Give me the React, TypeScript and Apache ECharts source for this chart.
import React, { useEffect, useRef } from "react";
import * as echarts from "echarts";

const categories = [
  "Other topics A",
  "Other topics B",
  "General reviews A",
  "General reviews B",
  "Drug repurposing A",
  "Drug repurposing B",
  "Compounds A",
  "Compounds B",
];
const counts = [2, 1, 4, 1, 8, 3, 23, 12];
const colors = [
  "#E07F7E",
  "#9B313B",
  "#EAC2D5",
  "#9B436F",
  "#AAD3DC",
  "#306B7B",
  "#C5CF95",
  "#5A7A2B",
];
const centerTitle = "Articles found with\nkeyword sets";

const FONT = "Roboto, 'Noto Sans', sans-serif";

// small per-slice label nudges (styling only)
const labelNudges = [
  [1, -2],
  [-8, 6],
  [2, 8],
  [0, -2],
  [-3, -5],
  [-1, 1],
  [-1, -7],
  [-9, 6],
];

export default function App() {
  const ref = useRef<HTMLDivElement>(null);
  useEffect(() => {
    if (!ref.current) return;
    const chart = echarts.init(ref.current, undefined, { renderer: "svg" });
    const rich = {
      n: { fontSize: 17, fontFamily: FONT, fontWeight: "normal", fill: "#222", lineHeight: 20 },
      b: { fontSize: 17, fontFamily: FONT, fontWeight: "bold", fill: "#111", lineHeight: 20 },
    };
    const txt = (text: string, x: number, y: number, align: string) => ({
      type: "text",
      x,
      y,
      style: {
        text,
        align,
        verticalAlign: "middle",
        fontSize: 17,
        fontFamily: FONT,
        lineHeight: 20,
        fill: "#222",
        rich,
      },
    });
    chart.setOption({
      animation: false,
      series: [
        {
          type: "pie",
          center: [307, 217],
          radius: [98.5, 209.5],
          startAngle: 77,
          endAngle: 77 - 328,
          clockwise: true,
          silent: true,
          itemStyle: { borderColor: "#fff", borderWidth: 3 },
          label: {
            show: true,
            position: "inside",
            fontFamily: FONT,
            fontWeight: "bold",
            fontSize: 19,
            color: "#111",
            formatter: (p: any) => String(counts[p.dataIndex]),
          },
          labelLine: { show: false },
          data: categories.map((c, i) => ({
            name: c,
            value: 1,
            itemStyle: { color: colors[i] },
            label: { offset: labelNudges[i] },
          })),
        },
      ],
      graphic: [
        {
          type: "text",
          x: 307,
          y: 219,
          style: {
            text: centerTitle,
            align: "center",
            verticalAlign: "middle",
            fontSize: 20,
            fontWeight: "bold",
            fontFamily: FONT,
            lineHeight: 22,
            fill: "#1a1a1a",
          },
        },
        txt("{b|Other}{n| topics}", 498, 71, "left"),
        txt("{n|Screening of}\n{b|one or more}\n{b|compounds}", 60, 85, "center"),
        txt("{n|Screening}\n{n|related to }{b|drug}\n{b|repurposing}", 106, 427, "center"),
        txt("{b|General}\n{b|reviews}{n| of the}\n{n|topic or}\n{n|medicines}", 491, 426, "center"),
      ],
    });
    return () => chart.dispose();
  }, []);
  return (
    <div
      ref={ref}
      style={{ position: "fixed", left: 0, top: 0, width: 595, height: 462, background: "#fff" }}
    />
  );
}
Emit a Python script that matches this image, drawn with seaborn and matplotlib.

----

* REQUEST *
Reproduce all data above, unchanged.

* OUTPUT OF THE EXERCISE *
Give me the React, TypeScript and Apache ECharts source for this chart.
import React, { useEffect, useRef } from "react";
import * as echarts from "echarts";

const categories = [
  "Other topics A",
  "Other topics B",
  "General reviews A",
  "General reviews B",
  "Drug repurposing A",
  "Drug repurposing B",
  "Compounds A",
  "Compounds B",
];
const counts = [2, 1, 4, 1, 8, 3, 23, 12];
const colors = [
  "#E07F7E",
  "#9B313B",
  "#EAC2D5",
  "#9B436F",
  "#AAD3DC",
  "#306B7B",
  "#C5CF95",
  "#5A7A2B",
];
const centerTitle = "Articles found with\nkeyword sets";

const FONT = "Roboto, 'Noto Sans', sans-serif";

// small per-slice label nudges (styling only)
const labelNudges = [
  [1, -2],
  [-8, 6],
  [2, 8],
  [0, -2],
  [-3, -5],
  [-1, 1],
  [-1, -7],
  [-9, 6],
];

export default function App() {
  const ref = useRef<HTMLDivElement>(null);
  useEffect(() => {
    if (!ref.current) return;
    const chart = echarts.init(ref.current, undefined, { renderer: "svg" });
    const rich = {
      n: { fontSize: 17, fontFamily: FONT, fontWeight: "normal", fill: "#222", lineHeight: 20 },
      b: { fontSize: 17, fontFamily: FONT, fontWeight: "bold", fill: "#111", lineHeight: 20 },
    };
    const txt = (text: string, x: number, y: number, align: string) => ({
      type: "text",
      x,
      y,
      style: {
        text,
        align,
        verticalAlign: "middle",
        fontSize: 17,
        fontFamily: FONT,
        lineHeight: 20,
        fill: "#222",
        rich,
      },
    });
    chart.setOption({
      animation: false,
      series: [
        {
          type: "pie",
          center: [307, 217],
          radius: [98.5, 209.5],
          startAngle: 77,
          endAngle: 77 - 328,
          clockwise: true,
          silent: true,
          itemStyle: { borderColor: "#fff", borderWidth: 3 },
          label: {
            show: true,
            position: "inside",
            fontFamily: FONT,
            fontWeight: "bold",
            fontSize: 19,
            color: "#111",
            formatter: (p: any) => String(counts[p.dataIndex]),
          },
          labelLine: { show: false },
          data: categories.map((c, i) => ({
            name: c,
            value: 1,
            itemStyle: { color: colors[i] },
            label: { offset: labelNudges[i] },
          })),
        },
      ],
      graphic: [
        {
          type: "text",
          x: 307,
          y: 219,
          style: {
            text: centerTitle,
            align: "center",
            verticalAlign: "middle",
            fontSize: 20,
            fontWeight: "bold",
            fontFamily: FONT,
            lineHeight: 22,
            fill: "#1a1a1a",
          },
        },
        txt("{b|Other}{n| topics}", 498, 71, "left"),
        txt("{n|Screening of}\n{b|one or more}\n{b|compounds}", 60, 85, "center"),
        txt("{n|Screening}\n{n|related to }{b|drug}\n{b|repurposing}", 106, 427, "center"),
        txt("{b|General}\n{b|reviews}{n| of the}\n{n|topic or}\n{n|medicines}", 491, 426, "center"),
      ],
    });
    return () => chart.dispose();
  }, []);
  return (
    <div
      ref={ref}
      style={{ position: "fixed", left: 0, top: 0, width: 595, height: 462, background: "#fff" }}
    />
  );
}
Emit a Python script that matches this image, drawn with seaborn and matplotlib.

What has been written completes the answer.